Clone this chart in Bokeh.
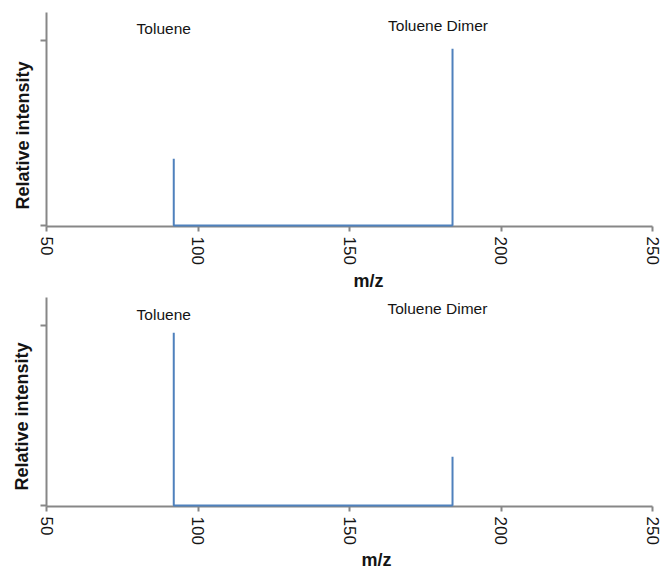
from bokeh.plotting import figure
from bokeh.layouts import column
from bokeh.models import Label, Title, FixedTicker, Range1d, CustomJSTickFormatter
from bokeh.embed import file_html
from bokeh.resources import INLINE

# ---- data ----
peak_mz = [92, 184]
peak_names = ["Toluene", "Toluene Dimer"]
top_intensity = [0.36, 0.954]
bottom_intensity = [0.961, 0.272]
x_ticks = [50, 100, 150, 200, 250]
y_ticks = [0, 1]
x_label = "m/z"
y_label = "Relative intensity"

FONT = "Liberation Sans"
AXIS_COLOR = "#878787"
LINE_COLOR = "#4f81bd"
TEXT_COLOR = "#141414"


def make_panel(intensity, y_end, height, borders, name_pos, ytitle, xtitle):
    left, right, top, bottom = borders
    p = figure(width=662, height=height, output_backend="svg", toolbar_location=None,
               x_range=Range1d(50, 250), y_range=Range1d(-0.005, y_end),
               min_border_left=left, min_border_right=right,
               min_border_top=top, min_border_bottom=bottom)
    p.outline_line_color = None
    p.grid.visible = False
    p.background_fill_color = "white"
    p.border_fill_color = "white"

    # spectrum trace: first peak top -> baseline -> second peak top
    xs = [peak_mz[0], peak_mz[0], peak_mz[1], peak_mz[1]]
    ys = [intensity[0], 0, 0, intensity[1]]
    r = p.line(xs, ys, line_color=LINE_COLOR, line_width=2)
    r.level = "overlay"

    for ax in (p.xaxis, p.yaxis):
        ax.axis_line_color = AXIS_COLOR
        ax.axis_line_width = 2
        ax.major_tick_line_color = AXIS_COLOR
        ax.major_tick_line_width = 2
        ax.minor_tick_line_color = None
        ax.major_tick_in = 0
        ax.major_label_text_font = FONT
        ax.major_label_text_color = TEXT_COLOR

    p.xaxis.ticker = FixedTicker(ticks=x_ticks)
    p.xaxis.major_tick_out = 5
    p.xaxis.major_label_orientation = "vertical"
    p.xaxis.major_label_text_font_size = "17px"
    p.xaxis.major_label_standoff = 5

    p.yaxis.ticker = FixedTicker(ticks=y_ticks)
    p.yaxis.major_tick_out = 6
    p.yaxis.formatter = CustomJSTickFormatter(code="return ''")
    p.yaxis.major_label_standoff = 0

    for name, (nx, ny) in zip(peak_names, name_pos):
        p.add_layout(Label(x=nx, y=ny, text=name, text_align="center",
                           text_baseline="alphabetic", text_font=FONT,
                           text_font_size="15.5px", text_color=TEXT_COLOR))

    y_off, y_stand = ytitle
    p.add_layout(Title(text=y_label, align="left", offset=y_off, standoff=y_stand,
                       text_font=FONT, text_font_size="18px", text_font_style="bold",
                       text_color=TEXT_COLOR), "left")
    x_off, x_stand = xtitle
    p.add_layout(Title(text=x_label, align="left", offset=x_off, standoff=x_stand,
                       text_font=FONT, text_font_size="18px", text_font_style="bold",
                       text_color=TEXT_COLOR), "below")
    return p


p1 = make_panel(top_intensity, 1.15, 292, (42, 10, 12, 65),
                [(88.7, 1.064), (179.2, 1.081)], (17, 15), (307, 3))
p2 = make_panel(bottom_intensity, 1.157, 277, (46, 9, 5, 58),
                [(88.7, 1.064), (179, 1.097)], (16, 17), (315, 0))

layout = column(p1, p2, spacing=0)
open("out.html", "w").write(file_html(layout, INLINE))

*****

- Given request
Repeat exactly and only the lines from the start of the data above through the line that holds "ax.major_label_text_color = TEXT_COLOR", inclusive. Pictures do not belong in the copy.

- Answer below
Clone this chart in Bokeh.
from bokeh.plotting import figure
from bokeh.layouts import column
from bokeh.models import Label, Title, FixedTicker, Range1d, CustomJSTickFormatter
from bokeh.embed import file_html
from bokeh.resources import INLINE

# ---- data ----
peak_mz = [92, 184]
peak_names = ["Toluene", "Toluene Dimer"]
top_intensity = [0.36, 0.954]
bottom_intensity = [0.961, 0.272]
x_ticks = [50, 100, 150, 200, 250]
y_ticks = [0, 1]
x_label = "m/z"
y_label = "Relative intensity"

FONT = "Liberation Sans"
AXIS_COLOR = "#878787"
LINE_COLOR = "#4f81bd"
TEXT_COLOR = "#141414"


def make_panel(intensity, y_end, height, borders, name_pos, ytitle, xtitle):
    left, right, top, bottom = borders
    p = figure(width=662, height=height, output_backend="svg", toolbar_location=None,
               x_range=Range1d(50, 250), y_range=Range1d(-0.005, y_end),
               min_border_left=left, min_border_right=right,
               min_border_top=top, min_border_bottom=bottom)
    p.outline_line_color = None
    p.grid.visible = False
    p.background_fill_color = "white"
    p.border_fill_color = "white"

    # spectrum trace: first peak top -> baseline -> second peak top
    xs = [peak_mz[0], peak_mz[0], peak_mz[1], peak_mz[1]]
    ys = [intensity[0], 0, 0, intensity[1]]
    r = p.line(xs, ys, line_color=LINE_COLOR, line_width=2)
    r.level = "overlay"

    for ax in (p.xaxis, p.yaxis):
        ax.axis_line_color = AXIS_COLOR
        ax.axis_line_width = 2
        ax.major_tick_line_color = AXIS_COLOR
        ax.major_tick_line_width = 2
        ax.minor_tick_line_color = None
        ax.major_tick_in = 0
        ax.major_label_text_font = FONT
        ax.major_label_text_color = TEXT_COLOR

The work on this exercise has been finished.